=== Instruction ===
Please retype the data in full and exactly; the pictures are not part of the copy.
-- START OF Recorded information --
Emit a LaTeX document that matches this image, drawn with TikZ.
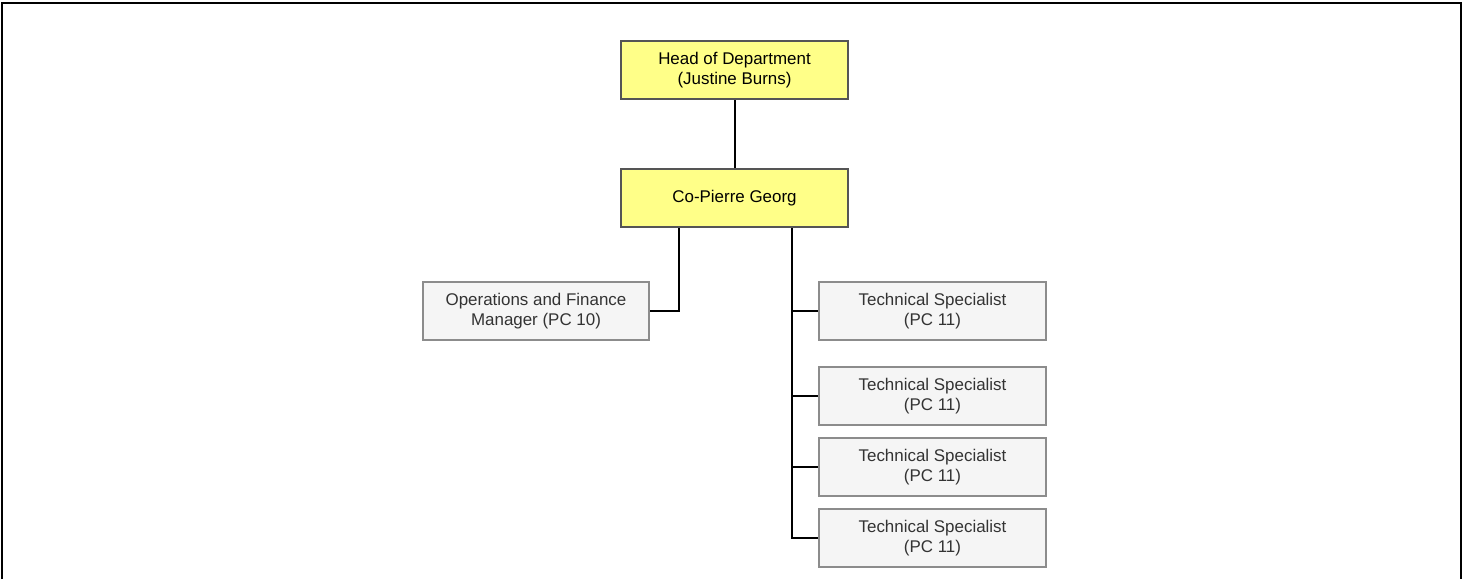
\documentclass[tikz,border=0pt]{standalone}
\usepackage{fontspec}
\setmainfont{Liberation Sans}
\usepackage{tikz}
\definecolor{headfill}{HTML}{FFFF88}
\definecolor{headline}{HTML}{555555}
\definecolor{stafffill}{HTML}{F5F5F5}
\definecolor{staffline}{HTML}{8C8C8C}
\definecolor{stafftext}{HTML}{333333}
\tikzset{
  head/.style = {draw=headline, fill=headfill, line width=1.5pt, align=center,
    minimum width=170pt, minimum height=43.5pt, inner sep=0pt, font=\fontsize{12.7}{15}\selectfont},
  staff/.style = {draw=staffline, fill=stafffill, text=stafftext, line width=1.5pt, align=center,
    minimum width=170pt, minimum height=43.5pt, inner sep=0pt, font=\fontsize{12.7}{15}\selectfont},
  link/.style = {line width=1.5pt, black}
}

\begin{document}
\begin{tikzpicture}[x=0.75pt, y=-0.75pt]
\useasboundingbox (0,0) rectangle (1463,579);
\draw[line width=1.5pt] (2,579)--(2,3)--(1461,3)--(1461,579);

\node[head] (hod) at (734.5,70) {Head of Department\\(Justine Burns)};
\node[head] (co) at (734.5,198) {Co-Pierre Georg};
\node[staff] (ops) at (536,311) {Operations and Finance\\Manager (PC 10)};
\node[staff] (ts1) at (932.5,311) {Technical Specialist\\(PC 11)};
\node[staff] (ts2) at (932.5,396) {Technical Specialist\\(PC 11)};
\node[staff] (ts3) at (932.5,467) {Technical Specialist\\(PC 11)};
\node[staff] (ts4) at (932.5,538) {Technical Specialist\\(PC 11)};

\draw[link] (hod) -- (co);
\draw[link] (co.south -| 679,0) |- (ops.east);
\foreach \t in {ts1,ts2,ts3,ts4}
  \draw[link] (co.south -| 792,0) |- (\t.west);
\end{tikzpicture}
\end{document}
-- END OF Recorded information --
=== Response to this exercise ===
Emit a LaTeX document that matches this image, drawn with TikZ.
\documentclass[tikz,border=0pt]{standalone}
\usepackage{fontspec}
\setmainfont{Liberation Sans}
\usepackage{tikz}
\definecolor{headfill}{HTML}{FFFF88}
\definecolor{headline}{HTML}{555555}
\definecolor{stafffill}{HTML}{F5F5F5}
\definecolor{staffline}{HTML}{8C8C8C}
\definecolor{stafftext}{HTML}{333333}
\tikzset{
  head/.style = {draw=headline, fill=headfill, line width=1.5pt, align=center,
    minimum width=170pt, minimum height=43.5pt, inner sep=0pt, font=\fontsize{12.7}{15}\selectfont},
  staff/.style = {draw=staffline, fill=stafffill, text=stafftext, line width=1.5pt, align=center,
    minimum width=170pt, minimum height=43.5pt, inner sep=0pt, font=\fontsize{12.7}{15}\selectfont},
  link/.style = {line width=1.5pt, black}
}

\begin{document}
\begin{tikzpicture}[x=0.75pt, y=-0.75pt]
\useasboundingbox (0,0) rectangle (1463,579);
\draw[line width=1.5pt] (2,579)--(2,3)--(1461,3)--(1461,579);

\node[head] (hod) at (734.5,70) {Head of Department\\(Justine Burns)};
\node[head] (co) at (734.5,198) {Co-Pierre Georg};
\node[staff] (ops) at (536,311) {Operations and Finance\\Manager (PC 10)};
\node[staff] (ts1) at (932.5,311) {Technical Specialist\\(PC 11)};
\node[staff] (ts2) at (932.5,396) {Technical Specialist\\(PC 11)};
\node[staff] (ts3) at (932.5,467) {Technical Specialist\\(PC 11)};
\node[staff] (ts4) at (932.5,538) {Technical Specialist\\(PC 11)};

\draw[link] (hod) -- (co);
\draw[link] (co.south -| 679,0) |- (ops.east);
\foreach \t in {ts1,ts2,ts3,ts4}
  \draw[link] (co.south -| 792,0) |- (\t.west);
\end{tikzpicture}
\end{document}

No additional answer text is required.